- ААААААА! Кааар! Хочешь ясности - получи, - Ворон стал полностью виден, он сиял в темноте.
- О, Великий Один, я именую этого человека Фалько, свободным Соколом. Прошу тебя, дать законную силу моему решению. Пусть он пройдет урок ясности среди вечной войны. Пусть осознает свои крылья среди ползающих улиток. И да настигнет его страсть моего брата Мунина! И когда мы сядем на плечи твои, о великий Один, пусть возвратится этот человек с вечной войны для справедливой битвы в Мирграде. Смотри, Фалько, смотри, Дэнис, - ты уже на вечной войне!
Я увидел серое небо с розовой полосой восходящего солнца. Передо мной простиралось поле боя. Огромные улитки, облаченные в золотые латы шли стеной на улиток, одетых в серебряные доспехи. Они сталкивались грудью в самом центре сражения и безжалостно уничтожали друг друга. Предельная ясность вечной войны без интриги и договора, без подлости и предательства -только смерть и битва. Я шел в задних рядах и рвался вперед, туда, где враг, к которому у меня нет ненависти, а только уважение за подаренную возможность прожить свой последний бой без сомнений и сожалений. Я слышал удар чужой брони о свою грудь, холодная волна накрыла меня, боль и радость освобождения от тяжелого тела и амуниции воины ясности сменились желанием познать всю полноту сомнений.
Я расправил крылья и полетел…. Я уже готов клевать новую добычу, вкус сена слишком трусливый, мертвечина не будет больше питать мое тело.
Глава 14
Лучше всего я себя чувствовал среди книг. Они были моими личными собеседниками, они открывали мне множество тайн бытия и никогда не оставляли меня в одиночестве. Они утешали меня словом и формировали мое мышление особым образом. Книги дали мне понимание относительности любых убеждений и представлений.

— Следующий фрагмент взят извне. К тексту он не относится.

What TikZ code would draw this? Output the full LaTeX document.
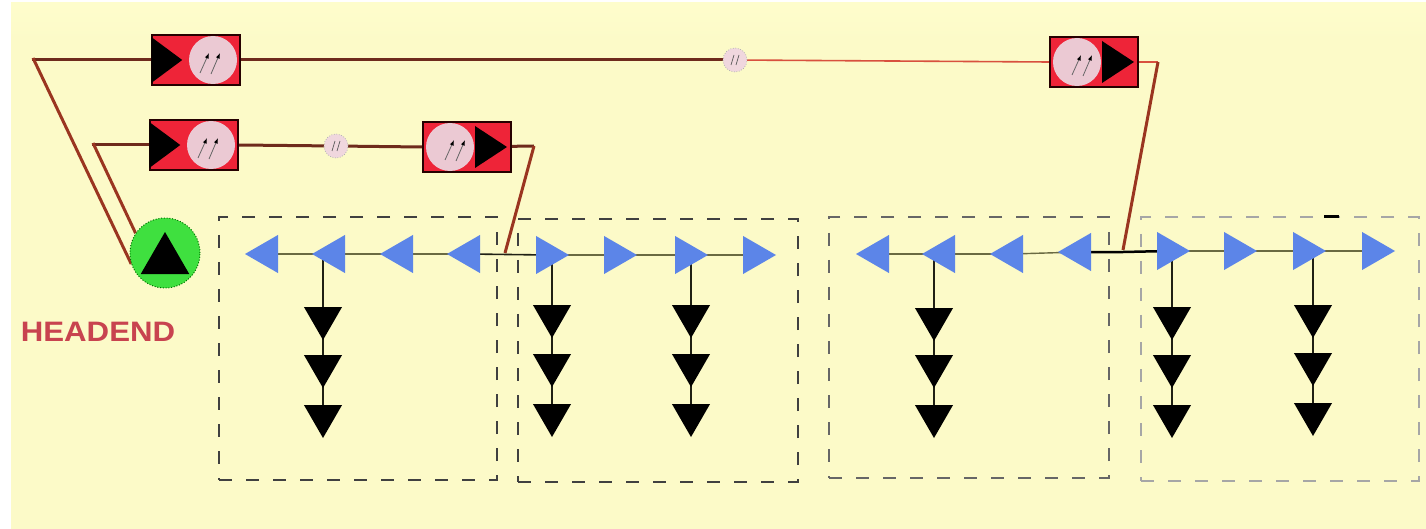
\documentclass[tikz,border=0pt]{standalone}
\usepackage{fontspec}
\setmainfont{Liberation Sans}
\usetikzlibrary{shapes.geometric,backgrounds,arrows.meta}
\definecolor{paper}{HTML}{FCFAC8}
\definecolor{paperhi}{HTML}{FEFDCC}
\definecolor{trunk}{HTML}{6E2A1C}
\definecolor{riser}{HTML}{9A3520}
\definecolor{thinred}{HTML}{D8503E}
\definecolor{ampred}{HTML}{EE2438}
\definecolor{disc}{HTML}{EBC9D3}
\definecolor{azul}{HTML}{5C85E8}
\definecolor{branch}{HTML}{6A6A42}
\definecolor{heady}{HTML}{C8434F}
\definecolor{headgreen}{HTML}{3FE03F}
\tikzset{
  x=0.2mm,y=-0.2mm,
  tri/.style={regular polygon,regular polygon sides=3,inner sep=0pt,outer sep=0pt,minimum size=8.8mm},
  bleft/.style={tri,fill=azul,shape border rotate=90},
  bright/.style={tri,fill=azul,shape border rotate=270},
  bdown/.style={tri,fill=black,shape border rotate=180},
  ampbody/.style={draw=black!85!red,line width=0.4mm,fill=ampred,inner sep=0pt,minimum width=17.5mm,minimum height=10mm},
  ampdisc/.style={circle,fill=disc,inner sep=0pt,minimum size=9.6mm},
  splice/.style={circle,fill=disc!75!white,draw=gray!60,densely dotted,line width=0.15mm,inner sep=0pt,minimum size=4.8mm},
  zone/.style={dash pattern=on 2.6mm off 2.8mm,line width=0.34mm},
  trunkline/.style={draw=trunk,line width=0.6mm},
  riserline/.style={draw=riser,line width=0.6mm},
  thinline/.style={draw=thinred,line width=0.32mm},
  branchline/.style={draw=branch,line width=0.28mm},
  stemline/.style={draw=black!70!branch,line width=0.32mm},
  tie/.style={draw=black,line width=0.5mm},
  dart/.style={draw=gray!80!black,line width=0.16mm,-{Latex[black,length=1.1mm,width=0.8mm]}},
}
% #1 name, #2 x, #3 y: triangle at the left, disc at the right
\newcommand{\ampleft}[3]{%
  \node[ampbody] (#1) at (#2,#3) {};
  \node[ampdisc] (#1d) at (#2+17,#3) {};
  \fill[black] (#1.west)++(0,-23) -- ++(31,23) -- ++(-31,23) -- cycle;
  \draw[dart] (#2+4,#3+13) -- (#2+13,#3-7);
  \draw[dart] (#2+15,#3+14) -- (#2+24,#3-7);
}
% #1 name, #2 x, #3 y: disc at the left, triangle at the right
\newcommand{\ampright}[3]{%
  \node[ampbody] (#1) at (#2,#3) {};
  \node[ampdisc] (#1d) at (#2-17,#3) {};
  \fill[black] (#2+8,#3-21) -- ++(32,21) -- ++(-32,21) -- cycle;
  \draw[dart] (#2-22,#3+13) -- (#2-13,#3-7);
  \draw[dart] (#2-11,#3+14) -- (#2-2,#3-7);
}
\newcommand{\spliceat}[3]{%
  \node[splice] (#1) at (#2,#3) {};
  \draw[gray!70!black,line width=0.14mm] (#2-4,#3+5) -- (#2-1,#3-5) (#2+1,#3+5) -- (#2+4,#3-5);
}
\begin{document}
\begin{tikzpicture}
\useasboundingbox (0,0) rectangle (1426,529);

% amplifiers and splices
\ampleft{a1}{196}{60}
\ampleft{a2}{194}{145}
\ampright{a3}{467}{147}
\ampright{a4}{1094}{62}
\spliceat{s1}{735}{60}
\spliceat{s2}{336}{146}

% head end
\node[circle,fill=headgreen,draw=green!45!black,densely dotted,line width=0.2mm,inner sep=0pt,minimum size=14mm] (head) at (165,253) {};
\node[tri,fill=black,minimum size=11.2mm] (headtri) at (165,260) {};
\node[text=heady,font=\fontsize{16}{16}\selectfont\bfseries,inner sep=0pt] (headlabel) at (98,332) {\scalebox{1.11}[1]{HEADEND}};

% zones
\node[draw=black!75,zone,inner sep=0pt,minimum width=55.6mm,minimum height=52.6mm] (z1) at (358,348.5) {};
\node[draw=black!75,zone,inner sep=0pt,minimum width=56mm,minimum height=52.6mm] (z2) at (658,350.5) {};
\node[draw=black!60,zone,inner sep=0pt,minimum width=56mm,minimum height=52.2mm] (z3) at (969,347.5) {};
\node[draw=black!35,zone,inner sep=0pt,minimum width=55.6mm,minimum height=52.8mm] (z4) at (1280,349) {};
\draw[black,line width=0.6mm] (1324,216.5) -- (1339,216.5);

% blue rows
\node[bleft] (b11) at (267,254) {};
\node[bleft] (b12) at (334,254) {};
\node[bleft] (b13) at (402,254) {};
\node[bleft] (b14) at (469,254) {};
\node[bright] (b21) at (547,255) {};
\node[bright] (b22) at (615,255) {};
\node[bright] (b23) at (686,255) {};
\node[bright] (b24) at (754,255) {};
\node[bleft] (b31) at (878,254) {};
\node[bleft] (b32) at (944,254) {};
\node[bleft] (b33) at (1012,254) {};
\node[bleft] (b34) at (1080,252) {};
\node[bright] (b41) at (1168,251) {};
\node[bright] (b42) at (1235,251) {};
\node[bright] (b43) at (1304,251) {};
\node[bright] (b44) at (1373,251) {};

% black columns
\node[bdown] (d11) at (323,318) {};
\node[bdown] (d12) at (323,366) {};
\node[bdown] (d13) at (323,416) {};
\node[bdown] (d21) at (552,316) {};
\node[bdown] (d22) at (552,365) {};
\node[bdown] (d23) at (552,415) {};
\node[bdown] (d31) at (691,316) {};
\node[bdown] (d32) at (691,365) {};
\node[bdown] (d33) at (691,415) {};
\node[bdown] (d41) at (934,319) {};
\node[bdown] (d42) at (934,366) {};
\node[bdown] (d43) at (934,416) {};
\node[bdown] (d51) at (1172,318) {};
\node[bdown] (d52) at (1172,366) {};
\node[bdown] (d53) at (1172,416) {};
\node[bdown] (d61) at (1313,316) {};
\node[bdown] (d62) at (1313,364) {};
\node[bdown] (d63) at (1313,414) {};

% free ends
\coordinate (tl1) at (33,58);
\coordinate (tl2) at (93,143);
\coordinate (cr3) at (534,146);
\coordinate (cr4) at (1158,62);
\coordinate (j3) at (505,253);
\coordinate (j4) at (1123,250);

\begin{pgfonlayer}{background}
  \fill[white] (0,0) rectangle (1426,529);
  \fill[paper] (11,3) rectangle (1426,529);
  \shade[top color=paperhi,bottom color=paper] (11,3) rectangle (1426,40);

  % feeds from the head end
  \draw[trunkline] (a1.west) -- (tl1 |- a1.west) -- (tl1);
  \draw[riserline] (tl1) -- (head.198);
  \draw[trunkline] (a2.west) -- (tl2 |- a2.west) -- (tl2);
  \draw[riserline] (tl2) -- (head.146);
  \draw[trunkline] (a1.east) -- (s1.center);
  \draw[thinline] (s1.center) -- (a4.west);
  \draw[trunkline] (a2.east) -- (s2.center);
  \draw[trunkline] (s2.center) -- (a3.west);
  \draw[trunkline] (a3.center) -- (cr3);
  \draw[riserline] (cr3) -- (j3);
  \draw[thinline] (a4.center) -- (cr4);
  \draw[riserline] (cr4) -- (j4);

  % rows
  \draw[branchline] (b11.center) -- (b12.center);
  \draw[branchline] (b12.center) -- (b13.center);
  \draw[branchline] (b13.center) -- (b14.center);
  \draw[stemline] (b14.center) -- (b21.center);
  \draw[branchline] (b21.center) -- (b22.center);
  \draw[branchline] (b22.center) -- (b23.center);
  \draw[branchline] (b23.center) -- (b24.center);
  \draw[branchline] (b31.center) -- (b32.center);
  \draw[branchline] (b32.center) -- (b33.center);
  \draw[branchline] (b33.center) -- (b34.center);
  \draw[tie] (b34.center) -- (b34.center -| j4) -- (b41.center);
  \draw[branchline] (b41.center) -- (b42.center);
  \draw[branchline] (b42.center) -- (b43.center);
  \draw[branchline] (b43.center) -- (b44.center);

  % columns
  \draw[stemline] (d11.center |- b12.center) -- (d11.center);
  \draw[stemline] (d11.center) -- (d12.center);
  \draw[stemline] (d12.center) -- (d13.center);
  \draw[stemline] (d21.center |- b21.center) -- (d21.center);
  \draw[stemline] (d21.center) -- (d22.center);
  \draw[stemline] (d22.center) -- (d23.center);
  \draw[stemline] (d31.center |- b23.center) -- (d31.center);
  \draw[stemline] (d31.center) -- (d32.center);
  \draw[stemline] (d32.center) -- (d33.center);
  \draw[stemline] (d41.center |- b32.center) -- (d41.center);
  \draw[stemline] (d41.center) -- (d42.center);
  \draw[stemline] (d42.center) -- (d43.center);
  \draw[stemline] (d51.center |- b41.center) -- (d51.center);
  \draw[stemline] (d51.center) -- (d52.center);
  \draw[stemline] (d52.center) -- (d53.center);
  \draw[stemline] (d61.center |- b43.center) -- (d61.center);
  \draw[stemline] (d61.center) -- (d62.center);
  \draw[stemline] (d62.center) -- (d63.center);
\end{pgfonlayer}
\end{tikzpicture}
\end{document}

Библиотека русской колонии Бейрута начала свою жизнь после первой мировой войны, когда лидеры православной общины Ливана убедили представителей французского мандата поощрять эмиграцию специалистов из бывшей Российской империи. Это была особая волна эмиграции. Это не были князья-таксисты или дворянки-белошвейки. Это были инженеры, технологи и картографы. Этот пласт образованных и интеллигентных людей создал сообщество "белых воротничков", которые помогали развитию Ливана со всей широтой русской души. Ливанцы улыбались, глядя на имущество русских, с которым они прибывали в Бейрут. Минимум 12 ящиков с книгами на каждую семью.
Эммиграционный проект работал на славу, и уже к концу 30-х годов в Бейруте шла устроенная русская жизнь. Стараниями членов Объединения была собрана русская библиотека. Община процветала, живущие в Ливане русские пользовались репутацией трудолюбивых, добросовестных и честных людей. Большинство были топографами и чертёжниками, дети русских эмигрантов уже вполне интегрированные в ливанскую жизнь оканчивали хорошие школы и престижные университеты. Они гордились своим русским происхождением и честно служили Ливану, избегая участия в какой-либо политической, внутренней или внешней, деятельности. Все это время пополнялась библиотека Российского технического общества и моя будущая обитель, мой храм. Именно там я нашел свою библию - это была книга Папюса “Практическая Магия или Великая книга управления миром”. Я зачитал ее до дыр. В ней было все: упражнения на раскрытие необычных способностей, разъяснения тончайших механизмов устройства человека и Вселенной, астрологические таблицы и подробнейшие рекомендации по овладению магическими техниками. Мне кажется, я до сих чувствую кислый запах ее страниц.
Мои родители попрали неписанные законы русского и арабского христианского сообществ, полюбив друг друга вопреки всему. Они оба оказались на лечебном факультете первого ленинградского медицинского института, вдали от Ливана на исторической родине моей мамы. Они влюбились друг в друга, и готовы были расстаться по окончании института. Отец увез маму в Бейрут, и там они почти сразу обвенчались. Но судьба оказалась жестока к ним. Жизнь молодых врачей оборвалась в июне 1982 года во время бомбардировки Ливана, а меня годовалого забрали русские бабушка с дедушкой, родители отца.
Дом бабушки и деда был очень русский, теплый, пахнущий ванилью и чаем с чабрецом. Я носил их фамилию Абу аль-Рус. Среди русских эмигрантов-офицеров, бежавших от большевиков, была и семья Александра Серова, сына известного русского живописца Валентина Серова. Их дом в западном районе Бейрута, в одном квартале от Американского университета, находился недалеко от нашей квартиры, и мы были частыми гостями в их доме. Григорий Серов, внук Валентина Серова, стал моим культурным опекуном и научил видеть мир через смешение акварели, воды и пространства.